-- Start --

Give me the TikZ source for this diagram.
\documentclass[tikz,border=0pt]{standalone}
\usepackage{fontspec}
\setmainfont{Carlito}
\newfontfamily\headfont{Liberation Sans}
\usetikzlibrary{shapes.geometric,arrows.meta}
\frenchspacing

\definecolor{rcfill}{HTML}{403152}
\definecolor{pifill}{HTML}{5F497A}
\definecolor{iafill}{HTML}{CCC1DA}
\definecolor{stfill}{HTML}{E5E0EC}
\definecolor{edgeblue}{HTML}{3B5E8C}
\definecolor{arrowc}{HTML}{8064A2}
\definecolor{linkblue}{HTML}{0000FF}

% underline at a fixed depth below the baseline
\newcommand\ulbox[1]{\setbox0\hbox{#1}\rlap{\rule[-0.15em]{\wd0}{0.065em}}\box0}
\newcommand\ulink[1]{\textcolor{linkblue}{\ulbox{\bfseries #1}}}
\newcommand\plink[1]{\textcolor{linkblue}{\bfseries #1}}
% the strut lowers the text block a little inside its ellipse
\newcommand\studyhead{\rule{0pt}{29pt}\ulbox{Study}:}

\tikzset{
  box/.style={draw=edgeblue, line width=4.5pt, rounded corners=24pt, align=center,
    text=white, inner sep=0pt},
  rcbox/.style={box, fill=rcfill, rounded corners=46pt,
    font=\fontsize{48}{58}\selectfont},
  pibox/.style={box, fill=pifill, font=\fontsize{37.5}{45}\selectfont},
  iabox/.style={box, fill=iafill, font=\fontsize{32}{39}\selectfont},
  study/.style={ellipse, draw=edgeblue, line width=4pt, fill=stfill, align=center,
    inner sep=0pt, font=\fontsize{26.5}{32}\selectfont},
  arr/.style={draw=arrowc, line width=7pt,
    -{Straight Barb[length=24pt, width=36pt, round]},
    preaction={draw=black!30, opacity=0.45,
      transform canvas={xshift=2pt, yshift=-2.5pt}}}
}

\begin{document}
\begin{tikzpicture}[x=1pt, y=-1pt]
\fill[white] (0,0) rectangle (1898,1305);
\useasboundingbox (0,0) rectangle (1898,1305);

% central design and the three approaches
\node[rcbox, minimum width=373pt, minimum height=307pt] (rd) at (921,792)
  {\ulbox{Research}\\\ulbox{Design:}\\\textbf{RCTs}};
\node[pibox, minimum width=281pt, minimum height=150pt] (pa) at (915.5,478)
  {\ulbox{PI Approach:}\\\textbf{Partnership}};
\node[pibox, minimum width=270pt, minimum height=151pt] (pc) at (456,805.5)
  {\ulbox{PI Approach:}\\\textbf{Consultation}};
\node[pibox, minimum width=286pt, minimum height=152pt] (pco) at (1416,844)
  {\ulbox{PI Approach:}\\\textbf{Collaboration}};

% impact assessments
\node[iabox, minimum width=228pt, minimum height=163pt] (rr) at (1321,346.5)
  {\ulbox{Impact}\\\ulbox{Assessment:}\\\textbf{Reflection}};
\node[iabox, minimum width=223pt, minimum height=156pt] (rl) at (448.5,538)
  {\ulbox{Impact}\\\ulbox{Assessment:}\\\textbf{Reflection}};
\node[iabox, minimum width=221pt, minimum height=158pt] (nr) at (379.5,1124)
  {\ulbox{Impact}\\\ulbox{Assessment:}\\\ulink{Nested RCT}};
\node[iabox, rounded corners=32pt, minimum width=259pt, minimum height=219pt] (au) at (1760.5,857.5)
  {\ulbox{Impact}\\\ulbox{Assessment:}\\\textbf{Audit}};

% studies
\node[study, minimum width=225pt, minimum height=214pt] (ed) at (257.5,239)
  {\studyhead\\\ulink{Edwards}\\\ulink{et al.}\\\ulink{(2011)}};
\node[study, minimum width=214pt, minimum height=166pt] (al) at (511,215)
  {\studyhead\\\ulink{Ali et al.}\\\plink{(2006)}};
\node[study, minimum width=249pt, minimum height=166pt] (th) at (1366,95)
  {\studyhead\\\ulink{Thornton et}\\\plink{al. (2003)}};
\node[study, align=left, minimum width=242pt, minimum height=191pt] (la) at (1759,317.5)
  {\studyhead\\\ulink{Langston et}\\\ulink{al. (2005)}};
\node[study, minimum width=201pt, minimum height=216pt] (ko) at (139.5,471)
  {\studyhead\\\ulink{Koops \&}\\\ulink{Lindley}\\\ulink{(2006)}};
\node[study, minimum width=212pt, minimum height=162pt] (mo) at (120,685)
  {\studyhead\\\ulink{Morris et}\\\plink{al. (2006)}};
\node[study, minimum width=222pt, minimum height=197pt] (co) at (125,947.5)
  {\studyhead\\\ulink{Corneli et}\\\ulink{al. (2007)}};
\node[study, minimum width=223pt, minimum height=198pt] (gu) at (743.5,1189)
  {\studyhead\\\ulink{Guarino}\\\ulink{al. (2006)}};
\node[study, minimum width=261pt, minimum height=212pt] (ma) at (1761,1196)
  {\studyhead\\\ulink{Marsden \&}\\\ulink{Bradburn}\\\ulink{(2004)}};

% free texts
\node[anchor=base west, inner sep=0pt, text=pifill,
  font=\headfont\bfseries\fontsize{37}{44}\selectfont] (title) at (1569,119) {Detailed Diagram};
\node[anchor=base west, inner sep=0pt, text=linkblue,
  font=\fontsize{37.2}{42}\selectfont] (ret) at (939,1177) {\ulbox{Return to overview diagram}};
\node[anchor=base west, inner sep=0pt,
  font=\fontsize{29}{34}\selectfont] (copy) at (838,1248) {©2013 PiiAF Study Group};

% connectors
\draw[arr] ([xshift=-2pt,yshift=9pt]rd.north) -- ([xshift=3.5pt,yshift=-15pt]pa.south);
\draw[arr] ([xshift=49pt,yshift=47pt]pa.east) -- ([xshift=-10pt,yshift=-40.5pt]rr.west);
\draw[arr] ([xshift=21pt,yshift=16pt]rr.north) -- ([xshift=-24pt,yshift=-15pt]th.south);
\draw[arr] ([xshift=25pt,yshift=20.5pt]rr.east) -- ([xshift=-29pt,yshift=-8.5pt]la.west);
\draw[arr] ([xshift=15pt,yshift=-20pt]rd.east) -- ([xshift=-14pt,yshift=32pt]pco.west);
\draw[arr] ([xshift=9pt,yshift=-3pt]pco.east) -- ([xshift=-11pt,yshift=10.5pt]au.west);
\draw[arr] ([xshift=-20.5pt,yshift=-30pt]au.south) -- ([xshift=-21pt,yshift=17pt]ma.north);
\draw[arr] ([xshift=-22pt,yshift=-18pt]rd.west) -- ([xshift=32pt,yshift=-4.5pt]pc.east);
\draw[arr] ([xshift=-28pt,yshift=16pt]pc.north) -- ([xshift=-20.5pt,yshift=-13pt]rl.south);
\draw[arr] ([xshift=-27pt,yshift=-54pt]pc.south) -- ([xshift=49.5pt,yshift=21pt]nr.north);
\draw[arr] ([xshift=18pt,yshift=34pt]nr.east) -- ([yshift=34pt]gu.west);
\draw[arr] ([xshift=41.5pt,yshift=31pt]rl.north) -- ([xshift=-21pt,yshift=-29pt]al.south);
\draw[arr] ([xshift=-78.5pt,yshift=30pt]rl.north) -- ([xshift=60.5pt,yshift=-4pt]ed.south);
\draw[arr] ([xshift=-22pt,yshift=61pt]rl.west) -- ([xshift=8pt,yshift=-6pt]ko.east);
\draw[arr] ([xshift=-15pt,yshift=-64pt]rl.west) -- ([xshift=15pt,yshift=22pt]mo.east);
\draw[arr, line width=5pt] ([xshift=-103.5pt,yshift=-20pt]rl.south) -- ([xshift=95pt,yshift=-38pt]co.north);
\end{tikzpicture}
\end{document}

-- End --

Copy out the material above in its entirety. Every detail must match.

Answer for this exercise -
Give me the TikZ source for this diagram.
\documentclass[tikz,border=0pt]{standalone}
\usepackage{fontspec}
\setmainfont{Carlito}
\newfontfamily\headfont{Liberation Sans}
\usetikzlibrary{shapes.geometric,arrows.meta}
\frenchspacing

\definecolor{rcfill}{HTML}{403152}
\definecolor{pifill}{HTML}{5F497A}
\definecolor{iafill}{HTML}{CCC1DA}
\definecolor{stfill}{HTML}{E5E0EC}
\definecolor{edgeblue}{HTML}{3B5E8C}
\definecolor{arrowc}{HTML}{8064A2}
\definecolor{linkblue}{HTML}{0000FF}

% underline at a fixed depth below the baseline
\newcommand\ulbox[1]{\setbox0\hbox{#1}\rlap{\rule[-0.15em]{\wd0}{0.065em}}\box0}
\newcommand\ulink[1]{\textcolor{linkblue}{\ulbox{\bfseries #1}}}
\newcommand\plink[1]{\textcolor{linkblue}{\bfseries #1}}
% the strut lowers the text block a little inside its ellipse
\newcommand\studyhead{\rule{0pt}{29pt}\ulbox{Study}:}

\tikzset{
  box/.style={draw=edgeblue, line width=4.5pt, rounded corners=24pt, align=center,
    text=white, inner sep=0pt},
  rcbox/.style={box, fill=rcfill, rounded corners=46pt,
    font=\fontsize{48}{58}\selectfont},
  pibox/.style={box, fill=pifill, font=\fontsize{37.5}{45}\selectfont},
  iabox/.style={box, fill=iafill, font=\fontsize{32}{39}\selectfont},
  study/.style={ellipse, draw=edgeblue, line width=4pt, fill=stfill, align=center,
    inner sep=0pt, font=\fontsize{26.5}{32}\selectfont},
  arr/.style={draw=arrowc, line width=7pt,
    -{Straight Barb[length=24pt, width=36pt, round]},
    preaction={draw=black!30, opacity=0.45,
      transform canvas={xshift=2pt, yshift=-2.5pt}}}
}

\begin{document}
\begin{tikzpicture}[x=1pt, y=-1pt]
\fill[white] (0,0) rectangle (1898,1305);
\useasboundingbox (0,0) rectangle (1898,1305);

% central design and the three approaches
\node[rcbox, minimum width=373pt, minimum height=307pt] (rd) at (921,792)
  {\ulbox{Research}\\\ulbox{Design:}\\\textbf{RCTs}};
\node[pibox, minimum width=281pt, minimum height=150pt] (pa) at (915.5,478)
  {\ulbox{PI Approach:}\\\textbf{Partnership}};
\node[pibox, minimum width=270pt, minimum height=151pt] (pc) at (456,805.5)
  {\ulbox{PI Approach:}\\\textbf{Consultation}};
\node[pibox, minimum width=286pt, minimum height=152pt] (pco) at (1416,844)
  {\ulbox{PI Approach:}\\\textbf{Collaboration}};

% impact assessments
\node[iabox, minimum width=228pt, minimum height=163pt] (rr) at (1321,346.5)
  {\ulbox{Impact}\\\ulbox{Assessment:}\\\textbf{Reflection}};
\node[iabox, minimum width=223pt, minimum height=156pt] (rl) at (448.5,538)
  {\ulbox{Impact}\\\ulbox{Assessment:}\\\textbf{Reflection}};
\node[iabox, minimum width=221pt, minimum height=158pt] (nr) at (379.5,1124)
  {\ulbox{Impact}\\\ulbox{Assessment:}\\\ulink{Nested RCT}};
\node[iabox, rounded corners=32pt, minimum width=259pt, minimum height=219pt] (au) at (1760.5,857.5)
  {\ulbox{Impact}\\\ulbox{Assessment:}\\\textbf{Audit}};

% studies
\node[study, minimum width=225pt, minimum height=214pt] (ed) at (257.5,239)
  {\studyhead\\\ulink{Edwards}\\\ulink{et al.}\\\ulink{(2011)}};
\node[study, minimum width=214pt, minimum height=166pt] (al) at (511,215)
  {\studyhead\\\ulink{Ali et al.}\\\plink{(2006)}};
\node[study, minimum width=249pt, minimum height=166pt] (th) at (1366,95)
  {\studyhead\\\ulink{Thornton et}\\\plink{al. (2003)}};
\node[study, align=left, minimum width=242pt, minimum height=191pt] (la) at (1759,317.5)
  {\studyhead\\\ulink{Langston et}\\\ulink{al. (2005)}};
\node[study, minimum width=201pt, minimum height=216pt] (ko) at (139.5,471)
  {\studyhead\\\ulink{Koops \&}\\\ulink{Lindley}\\\ulink{(2006)}};
\node[study, minimum width=212pt, minimum height=162pt] (mo) at (120,685)
  {\studyhead\\\ulink{Morris et}\\\plink{al. (2006)}};
\node[study, minimum width=222pt, minimum height=197pt] (co) at (125,947.5)
  {\studyhead\\\ulink{Corneli et}\\\ulink{al. (2007)}};
\node[study, minimum width=223pt, minimum height=198pt] (gu) at (743.5,1189)
  {\studyhead\\\ulink{Guarino}\\\ulink{al. (2006)}};
\node[study, minimum width=261pt, minimum height=212pt] (ma) at (1761,1196)
  {\studyhead\\\ulink{Marsden \&}\\\ulink{Bradburn}\\\ulink{(2004)}};

% free texts
\node[anchor=base west, inner sep=0pt, text=pifill,
  font=\headfont\bfseries\fontsize{37}{44}\selectfont] (title) at (1569,119) {Detailed Diagram};
\node[anchor=base west, inner sep=0pt, text=linkblue,
  font=\fontsize{37.2}{42}\selectfont] (ret) at (939,1177) {\ulbox{Return to overview diagram}};
\node[anchor=base west, inner sep=0pt,
  font=\fontsize{29}{34}\selectfont] (copy) at (838,1248) {©2013 PiiAF Study Group};

% connectors
\draw[arr] ([xshift=-2pt,yshift=9pt]rd.north) -- ([xshift=3.5pt,yshift=-15pt]pa.south);
\draw[arr] ([xshift=49pt,yshift=47pt]pa.east) -- ([xshift=-10pt,yshift=-40.5pt]rr.west);
\draw[arr] ([xshift=21pt,yshift=16pt]rr.north) -- ([xshift=-24pt,yshift=-15pt]th.south);
\draw[arr] ([xshift=25pt,yshift=20.5pt]rr.east) -- ([xshift=-29pt,yshift=-8.5pt]la.west);
\draw[arr] ([xshift=15pt,yshift=-20pt]rd.east) -- ([xshift=-14pt,yshift=32pt]pco.west);
\draw[arr] ([xshift=9pt,yshift=-3pt]pco.east) -- ([xshift=-11pt,yshift=10.5pt]au.west);
\draw[arr] ([xshift=-20.5pt,yshift=-30pt]au.south) -- ([xshift=-21pt,yshift=17pt]ma.north);
\draw[arr] ([xshift=-22pt,yshift=-18pt]rd.west) -- ([xshift=32pt,yshift=-4.5pt]pc.east);
\draw[arr] ([xshift=-28pt,yshift=16pt]pc.north) -- ([xshift=-20.5pt,yshift=-13pt]rl.south);
\draw[arr] ([xshift=-27pt,yshift=-54pt]pc.south) -- ([xshift=49.5pt,yshift=21pt]nr.north);
\draw[arr] ([xshift=18pt,yshift=34pt]nr.east) -- ([yshift=34pt]gu.west);
\draw[arr] ([xshift=41.5pt,yshift=31pt]rl.north) -- ([xshift=-21pt,yshift=-29pt]al.south);
\draw[arr] ([xshift=-78.5pt,yshift=30pt]rl.north) -- ([xshift=60.5pt,yshift=-4pt]ed.south);
\draw[arr] ([xshift=-22pt,yshift=61pt]rl.west) -- ([xshift=8pt,yshift=-6pt]ko.east);
\draw[arr] ([xshift=-15pt,yshift=-64pt]rl.west) -- ([xshift=15pt,yshift=22pt]mo.east);
\draw[arr, line width=5pt] ([xshift=-103.5pt,yshift=-20pt]rl.south) -- ([xshift=95pt,yshift=-38pt]co.north);
\end{tikzpicture}
\end{document}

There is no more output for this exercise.